Argentina calls for international help over seized ship [by order sought by Cayman Islands investment fund]
Foreign Minister Hector Timerman sought help from the UN Security Council and Secretary General Ban Ki-moon over the case of the ARA Libertad, a vessel used for training and goodwill visits that has been held in a Ghana since October 2.
“Seizing a warship that has immunity under the law of the sea is a serious risk to all military ships sailing on oceans around the world,” Timerman told reporters after his meetings.
“Ghana is smashing a law that guarantees the operation of military navigation,” the minister added.
But the acting Security Council president, Gert Rosenthal, Guatemala’s UN ambassador, said the 15-member body could not intervene in what was a legal dispute between two countries.
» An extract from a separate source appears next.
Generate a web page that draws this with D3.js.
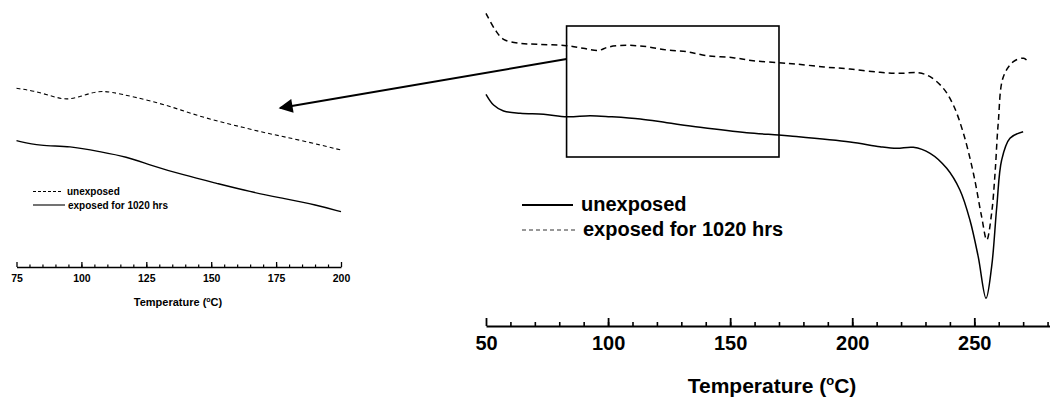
<!DOCTYPE html>
<html>
<head>
<meta charset="utf-8">
<script src="https://cdn.jsdelivr.net/npm/d3@7"></script>
<style>
  body { margin: 0; background: #fff; }
  svg { display: block; font-family: "Liberation Sans", Arial, sans-serif; }
</style>
</head>
<body>
<svg id="chart" width="1050" height="402"></svg>
<script>
// Main DSC trace (temperature in °C, heat flow in arbitrary units)
const mainUnexposedT = [50, 53.1, 57.2, 64, 73.6, 83.2, 92.7, 100.9, 113.2, 124.1, 137.7, 156.8, 169.8, 174.6, 199.1, 211.4, 218.2, 225, 231.9, 238.7, 244.1, 248.2, 251.6, 254.8, 257.1, 259.2, 261.2, 264.6, 270];
const mainUnexposedV = [21.57, 20.5, 19.9, 19.67, 19.57, 19.33, 19.43, 19.33, 19.1, 18.73, 18.27, 17.73, 17.5, 17.4, 16.8, 16.33, 16.17, 16.27, 15.67, 14.17, 12.0, 9.0, 5.33, 1.17, 4.33, 10.33, 15.0, 17.17, 17.83];

const mainExposedT = [50, 53.8, 57.2, 64, 70.9, 82.9, 89.8, 96, 100.1, 107.7, 115.9, 124.1, 132.3, 140.5, 151.2, 159.4, 169.6, 176.9, 188.5, 199.1, 211.4, 219.6, 227.1, 231.9, 237.3, 241.4, 245.5, 249.6, 253, 255.1, 257.1, 258.5, 259.8, 261.9, 266, 270.2, 272.1];
const mainExposedV = [29.67, 28.0, 27.07, 26.67, 26.57, 26.43, 26.17, 25.95, 26.3, 26.47, 26.33, 26.0, 25.83, 25.43, 25.23, 24.93, 24.73, 24.6, 24.3, 24.1, 23.77, 23.67, 23.73, 23.33, 22.17, 20.5, 17.7, 13.7, 9.33, 7.0, 9.7, 13.7, 18.7, 23.33, 24.83, 25.17, 24.83];

// Zoomed inset (75-200 °C)
const insetUnexposedT = [75, 81.5, 89.2, 94.3, 99.5, 105.9, 111, 120, 132.9, 145.7, 158.5, 171.4, 184.2, 200];
const insetUnexposedV = [13.17, 12.93, 12.33, 12.0, 12.33, 12.9, 12.83, 12.33, 11.5, 10.33, 9.5, 8.67, 8.0, 7.0];
const insetExposedT = [75, 84.1, 95.6, 107.2, 117.4, 126.4, 139.3, 152.1, 164.9, 177.8, 190.6, 200];
const insetExposedV = [7.93, 7.4, 7.4, 6.83, 6.33, 5.5, 4.5, 3.67, 2.83, 2.17, 1.5, 0.83];

// zoom window marked on the main trace, in data units
const zoomBoxT = [83, 170];
const zoomBoxV = [28.4, 15.3];

const mainMajorTicks = [50, 100, 150, 200, 250];
const insetMajorTicks = [75, 100, 125, 150, 175, 200];

const svg = d3.select("#chart");

const zip = (xs, ys) => xs.map((x, i) => [x, ys[i]]);

// ---------- main panel ----------
const x = d3.scaleLinear().domain([50, 281]).range([486, 1050]);
const y = d3.scaleLinear().domain([0, 30]).range([310, 10]);
const mainLine = d3.line().x(d => x(d[0])).y(d => y(d[1])).curve(d3.curveCatmullRom.alpha(0.5));
const mainBase = 326;

svg.append("path")
    .datum(zip(mainUnexposedT, mainUnexposedV))
    .attr("d", mainLine)
    .attr("fill", "none").attr("stroke", "#000").attr("stroke-width", 1.5);

svg.append("path")
    .datum(zip(mainExposedT, mainExposedV))
    .attr("d", mainLine)
    .attr("fill", "none").attr("stroke", "#000").attr("stroke-width", 1.5)
    .attr("stroke-dasharray", "6,4");

// box around the zoomed region
svg.append("rect")
    .attr("x", x(zoomBoxT[0]))
    .attr("y", y(zoomBoxV[0]))
    .attr("width", x(zoomBoxT[1]) - x(zoomBoxT[0]))
    .attr("height", y(zoomBoxV[1]) - y(zoomBoxV[0]))
    .attr("fill", "none").attr("stroke", "#000").attr("stroke-width", 1.6);

// minor ticks
svg.append("g")
    .attr("transform", `translate(0,${mainBase})`)
    .call(d3.axisBottom(x).tickValues(d3.range(60, 281, 10)).tickSizeInner(-4).tickSizeOuter(0).tickFormat(""))
    .call(g => g.select(".domain").remove())
    .call(g => g.selectAll("line").attr("stroke-width", 1.6));

const mainAxis = svg.append("g")
    .attr("transform", `translate(0,${mainBase})`)
    .call(d3.axisBottom(x).tickValues(mainMajorTicks).tickSizeInner(-8).tickSizeOuter(0).tickPadding(10));
mainAxis.select(".domain").attr("stroke-width", 2);
mainAxis.selectAll("line").attr("stroke-width", 1.8);
mainAxis.selectAll("text")
    .attr("font-family", "Liberation Sans, Arial, sans-serif")
    .attr("font-size", 20).attr("font-weight", "bold").attr("fill", "#000");

const mainTitle = svg.append("text")
    .attr("x", 772).attr("y", 393)
    .attr("text-anchor", "middle")
    .attr("font-size", 21).attr("font-weight", "bold");
mainTitle.append("tspan").text("Temperature (");
mainTitle.append("tspan").attr("font-size", 13).attr("dy", -8).text("o");
mainTitle.append("tspan").attr("dy", 8).text("C)");

// main legend
const mainLegend = [
    { label: "unexposed", dash: null, y: 205 },
    { label: "exposed for 1020 hrs", dash: "4,3", y: 230 }
];
mainLegend.forEach(d => {
    svg.append("line")
        .attr("x1", 522).attr("x2", d.dash ? 577 : 573).attr("y1", d.y).attr("y2", d.y)
        .attr("stroke", d.dash ? "#333" : "#000")
        .attr("stroke-width", d.dash ? 1.2 : 2)
        .attr("stroke-dasharray", d.dash);
    svg.append("text")
        .attr("x", d.dash ? 583 : 581).attr("y", d.y + 6)
        .attr("font-size", 20).attr("font-weight", "bold")
        .text(d.label);
});

// arrow from the box to the inset
svg.append("defs").append("marker")
    .attr("id", "arrow")
    .attr("viewBox", "0 -5 10 10")
    .attr("refX", 9)
    .attr("refY", 0)
    .attr("orient", "auto")
    .attr("markerUnits", "userSpaceOnUse")
    .attr("markerWidth", 18)
    .attr("markerHeight", 14)
    .append("path")
    .attr("d", "M0,-5L10,0L0,5Z")
    .style("fill", "#000");

svg.append("line")
    .attr("x1", x(zoomBoxT[0])).attr("y1", 59)
    .attr("x2", 280).attr("y2", 108)
    .attr("stroke", "#000").attr("stroke-width", 2)
    .attr("marker-end", "url(#arrow)");

// ---------- inset panel ----------
const xi = d3.scaleLinear().domain([75, 200]).range([16.5, 341]);
const yi = d3.scaleLinear().domain([0, 15]).range([220, 70]);
const insetLine = d3.line().x(d => xi(d[0])).y(d => yi(d[1])).curve(d3.curveBasis);
const insetBase = 267;

svg.append("path")
    .datum(zip(insetUnexposedT, insetUnexposedV))
    .attr("d", insetLine)
    .attr("fill", "none").attr("stroke", "#000").attr("stroke-width", 1.1)
    .attr("stroke-dasharray", "4,3");

svg.append("path")
    .datum(zip(insetExposedT, insetExposedV))
    .attr("d", insetLine)
    .attr("fill", "none").attr("stroke", "#000").attr("stroke-width", 1.3);

svg.append("g")
    .attr("transform", `translate(0,${insetBase})`)
    .call(d3.axisBottom(xi).tickValues(d3.range(80, 200, 5)).tickSizeInner(-2.5).tickSizeOuter(0).tickFormat(""))
    .call(g => g.select(".domain").remove())
    .call(g => g.selectAll("line").attr("stroke-width", 1.2));

const insetAxis = svg.append("g")
    .attr("transform", `translate(0,${insetBase})`)
    .call(d3.axisBottom(xi).tickValues(insetMajorTicks).tickSizeInner(-5).tickSizeOuter(0).tickPadding(8));
insetAxis.select(".domain").attr("stroke-width", 1.5);
insetAxis.selectAll("line").attr("stroke-width", 1.3);
insetAxis.selectAll("text")
    .attr("font-family", "Liberation Sans, Arial, sans-serif")
    .attr("font-size", 10.5).attr("font-weight", "bold").attr("fill", "#000");

const insetTitle = svg.append("text")
    .attr("x", 178).attr("y", 306)
    .attr("text-anchor", "middle")
    .attr("font-size", 11).attr("font-weight", "bold");
insetTitle.append("tspan").text("Temperature (");
insetTitle.append("tspan").attr("font-size", 7).attr("dy", -4).text("o");
insetTitle.append("tspan").attr("dy", 4).text("C)");

const insetLegend = [
    { label: "unexposed", dash: "3,2", y: 191.5 },
    { label: "exposed for 1020 hrs", dash: null, y: 205 }
];
insetLegend.forEach(d => {
    svg.append("line")
        .attr("x1", 33).attr("x2", d.dash ? 62 : 65).attr("y1", d.y).attr("y2", d.y)
        .attr("stroke", "#000").attr("stroke-width", 1.1)
        .attr("stroke-dasharray", d.dash);
    svg.append("text")
        .attr("x", d.dash ? 67 : 68).attr("y", d.y + 3.5)
        .attr("font-size", 10).attr("font-weight", "bold")
        .text(d.label);
});
</script>
</body>
</html>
“I explained to the foreign minister, and he knows that the Security Council is concerned with the maintenance of global peace and security and that this case is not exactly threatening world peace,” said Rosenthal.
Timerman went on to meetings with Ban, UN General Assembly president Vuk Jeremic and other reporters, handing over documents setting out Argentina’s case that the ship seizure was “completely illegal”.
According to a statement, Ban “expressed the hope that both governments will find a way to address the matter on a bilateral basis, in accordance with international law, including the United Nations Convention on the Law of the Sea, to which both Argentina and Ghana are parties.”
Argentine President Cristina Kirchner remained defiant late Monday.
“As long as I am president, they can rob us of our frigate but no vulture fund can take our liberty, our sovereignty, our dignity,” she said.
The three-masted tall ship, which has a crew of 300, has been held near Accra since a Ghanaian court backed an order sought by a Cayman Islands investment fund, which says it is owed more than $370 million by the Argentine government.